Further experiments demonstrate that tuning a smaller LLM, CodeLlama-7B-Instruct, using CodeUltraFeedback with Supervised Fine-Tuning (SFT) and Direct Preference Optimization (DPO), significantly enhances alignment with coding preferences. This improvement is evident across all preferences on CODAL-Bench, outstripping larger LLMs and underscoring the potential of our approach in refining model alignment. Moreover, this alignment process also results in better functional correctness, as measured on benchmarks such as HumanEval+, showcasing the dual benefits of our tuning methodology.

Conclusion and Outlook

By introducing CodeUltraFeedback and CODAL-Bench, our work takes a significant step toward addressing the challenges of aligning LLMs with coding preferences. The insights garnered from our empirical analyses affirm the utility of these resources in enhancing the capabilities of LLMs to meet developer expectations. As we look to the future, we envision expanded research into LLM tuning and evaluation methodologies, leveraging the foundational contributions of our work to foster further advancements in code intelligence.

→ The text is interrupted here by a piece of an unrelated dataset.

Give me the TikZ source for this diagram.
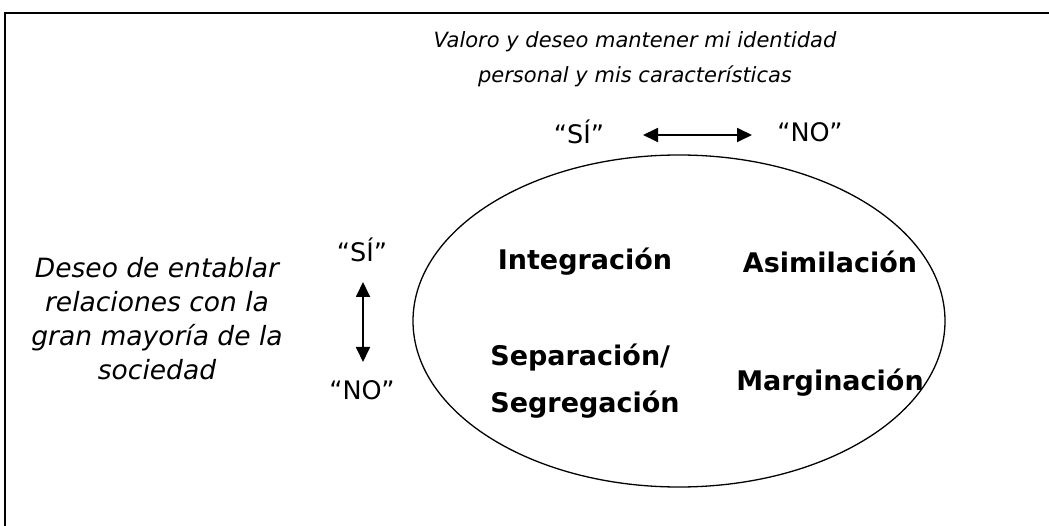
\documentclass[tikz,border=0pt]{standalone}
\usepackage{fontspec}
\setmainfont{DejaVu Sans}
\usetikzlibrary{arrows.meta,shapes.geometric}
\begin{document}
\begin{tikzpicture}[x=1pt,y=-1pt,
  lbl/.style={font=\fontsize{25.5}{28}\selectfont, inner sep=0pt, anchor=center},
  bold/.style={font=\fontsize{27}{30}\selectfont\bfseries, inner sep=0pt, anchor=center},
  side/.style={font=\fontsize{26.5}{34}\selectfont\itshape, inner sep=0pt, align=center, anchor=center},
  topt/.style={font=\fontsize{21}{35}\selectfont\itshape, inner sep=0pt, align=center, anchor=center},
  dbl/.style={{Triangle[length=15pt,width=14pt]}-{Triangle[length=15pt,width=14pt]}, line width=1.8pt}]
\useasboundingbox (0,0) rectangle (1049,526);
\fill[white] (0,0) rectangle (1049,526);
\coordinate (tr) at (1049,13);
\coordinate (tl) at (5,13);
\coordinate (bl) at (5,526);
\draw[line width=2pt] (tr) -- (tl) -- (bl);
\node[topt] (top) at (635,59) {Valoro y deseo mantener mi identidad\\personal y mis características};
\node[lbl] (si1) at (579,132) {“SÍ”};
\node[lbl] (no1) at (810,132) {“NO”};
\coordinate (a1) at (643,135);
\coordinate (b1) at (752,135);
\draw[dbl] (a1) -- (b1);
\node[draw, line width=1.3pt, ellipse, minimum width=532pt, minimum height=332pt, inner sep=0pt] (ell) at (679,321) {};
\node[bold] (int) at (585,262) {Integración};
\node[bold] (asi) at (830,262) {Asimilación};
\node[bold, align=left, font=\fontsize{27}{47}\selectfont\bfseries] (sep) at (585,381) {Separación/\\Segregación};
\node[bold] (mar) at (830,383) {Marginación};
\node[side] (left) at (157,319) {Deseo de entablar\\relaciones con la\\gran mayoría de la\\sociedad};
\node[lbl] (si2) at (362,250) {“SÍ”};
\node[lbl] (no2) at (362,390) {“NO”};
\coordinate (a2) at (363,282);
\coordinate (b2) at (363,362);
\draw[dbl] (a2) -- (b2);
\end{tikzpicture}
\end{document}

Our materials, including models, datasets, benchmarks, and prompt templates, are openly available for researchers and practitioners interested in exploring and advancing the alignment of LLMs with coding preferences. We anticipate that the continued development and refinement of such resources will pave the way for more intuitive, efficient, and functionally robust code generation capabilities in LLMs.